In a cosmological setting, neutrinos would seek out regions to cluster amongst themselves, and all other particles would cluster amongst themselves, with segregation between the neutrinos and everything else. We know that the other particles are heavily concentrated in stars and planets and galaxies, so we have to presume that the neutrinos congregate in interstellar and intergalactic space. And given that a neutrino can pass through the entire earth, they certainly don’t seem to want to have anything to do with us.
So what if the neutrinos in intergalactic space, because they are repelling the main matter of the galaxies, are forcing the galaxies to appear to be more tightly gravitating than they actually are. In other words, suppose what is holding the galaxies together better than we expect and therefore making us think that we require dark matter is not an attractive force within the galaxies, but a repulsive force coming from the neutrinos congregated outside the galaxies as far as they can get away from regular matter. A push rather than a pull. Then perhaps we don’t need the dark matter anymore, because the real problem is that we have missed the boat on the actual way in which neutrinos gravitate. ...

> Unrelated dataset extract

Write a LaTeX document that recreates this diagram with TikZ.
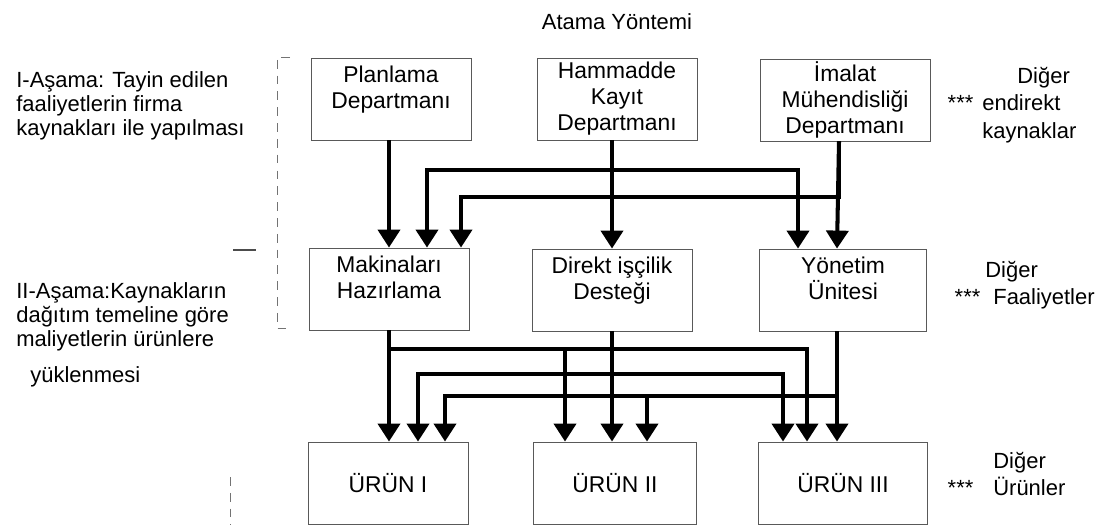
\documentclass[tikz,border=0pt]{standalone}
\usepackage{fontspec}
\setmainfont{Liberation Sans}
\usetikzlibrary{arrows.meta,calc}

\begin{document}
\begin{tikzpicture}[x=0.02cm, y=-0.02cm,
  every node/.style={inner sep=0pt, font=\fontsize{12.5}{14.2}\selectfont},
  box/.style={draw=black!65, line width=0.5pt, minimum width=3.2cm, minimum height=1.64cm, align=center, font=\fontsize{13}{14.8}\selectfont},
  txt/.style={anchor=north west, align=left, font=\fontsize{12.5}{13.6}\selectfont},
  side/.style={anchor=north west, align=left, font=\fontsize{12.5}{15.5}\selectfont},
  flow/.style={-{Triangle[length=0.36cm, width=0.44cm]}, line width=2.3pt},
  brk/.style={black!55, line width=0.4pt, dash pattern=on 5pt off 4pt}]
\useasboundingbox (0,0) rectangle (1109,525);

\node[anchor=north] (title) at (617,13) {Atama Yöntemi};
\node[txt] (s1) at (16,71) {I-Aşama: Tayin edilen\\faaliyetlerin firma\\kaynakları ile yapılması};
\node[txt] (s2) at (16,282) {II-Aşama:Kaynakların\\dağıtım temeline göre\\maliyetlerin ürünlere\\[0.25cm]\hspace*{0.28cm}yüklenmesi};

\node[box] (A1) at (391,99) {Planlama\\Departmanı\\[-6pt]\strut};
\node[box] (A2) at (617,99) {Hammadde\\Kayıt\\Departmanı};
\node[box, minimum width=3.4cm] (A3) at (845,100) {İmalat\\Mühendisliği\\Departmanı};
\node[box] (B1) at (389,289) {Makinaları\\Hazırlama\\[-6pt]\strut};
\node[box] (B2) at (612,290) {Direkt işçilik\\Desteği\\[-6pt]\strut};
\node[box, minimum width=3.34cm] (B3) at (843,290) {Yönetim\\Ünitesi\\[-6pt]\strut};
\node[box] (C1) at (388,483) {ÜRÜN I};
\node[box, minimum width=3.26cm] (C2) at (615,483) {ÜRÜN II};
\node[box, minimum width=3.38cm] (C3) at (843,483) {ÜRÜN III};

\node[side] (r1) at (982,67) {\hspace*{0.7cm}Diğer\\\llap{***\hspace{0.18cm}}endirekt\\kaynaklar};
\node[side] (r2) at (985,261) {Diğer\\\hspace*{0.16cm}\llap{***\hspace{0.26cm}}Faaliyetler};
\node[side] (r3) at (993,452) {Diğer\\\llap{***\hspace{0.4cm}}Ürünler};

\draw[brk] (290,57) -- (277,57) -- (277,328) -- (290,328);
\draw[black!70, line width=0.6pt] (233,250) -- (256,250);
\draw[brk] (230,477) -- (230,525);

\draw[flow] (A1.south -| B1) -- (B1);
\draw[flow] (A2.south -| B2) -- (B2);
\draw[flow] (A2.south -| B2) -- ++(0,30) -| ($(B1.north)+(38,0)$);
\draw[flow] (A2.south -| B2) -- ++(0,30) -| ($(B3.north)+(-45,0)$);
\draw[flow] ($(A3.south)+(-6,0)$) -- ($(B3.north)+(-6,0)$);
\draw[flow] ($(A3.south)+(-6,0)$) -- ++(0,56) -| ($(B1.north)+(72,0)$);

\draw[flow] (B1) -- (B1 |- C1.north);
\draw[flow] (B1.south) -- ++(0,19) -| ($(C2.north)+(-50,0)$);
\draw[flow] (B1.south) -- ++(0,19) -| ($(C3.north)+(-36,0)$);
\draw[flow] (B2) -- (B2 |- C2.north);
\draw[flow] (B2.south) -- ++(0,43) -| ($(C1.north)+(30,0)$);
\draw[flow] (B2.south) -- ++(0,43) -| ($(C3.north)+(-60,0)$);
\draw[flow] ($(B3.south)+(-6,0)$) -- ($(C3.north)+(-6,0)$);
\draw[flow] ($(B3.south)+(-6,0)$) -- ++(0,65) -| ($(C1.north)+(57,0)$);
\draw[flow] ($(B3.south)+(-6,0)$) -- ++(0,65) -| ($(C2.north)+(32,0)$);
\end{tikzpicture}
\end{document}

FrediFizzx wrote:Yablon wrote:...
In a cosmological setting, neutrinos would seek out regions to cluster amongst themselves, and all other particles would cluster amongst themselves, with segregation between the neutrinos and everything else. We know that the other particles are heavily concentrated in stars and planets and galaxies, so we have to presume that the neutrinos congregate in interstellar and intergalactic space. And given that a neutrino can pass through the entire earth, they certainly don’t seem to want to have anything to do with us.
So what if the neutrinos in intergalactic space, because they are repelling the main matter of the galaxies, are forcing the galaxies to appear to be more tightly gravitating than they actually are. In other words, suppose what is holding the galaxies together better than we expect and therefore making us think that we require dark matter is not an attractive force within the galaxies, but a repulsive force coming from the neutrinos congregated outside the galaxies as far as they can get away from regular matter. A push rather than a pull. Then perhaps we don’t need the dark matter anymore, because the real problem is that we have missed the boat on the actual way in which neutrinos gravitate. ...
Jay, this sounds to me like a description of dark energy not dark matter. If the Universe is full of anti-grav neutrinos, it could be what is causing the accelerated expansion. After all, the stars are making more neutrinos all the time. How many of those neutrinos are being destroyed? Probably not many. Of course if this is the case, then it is not really "dark" at all.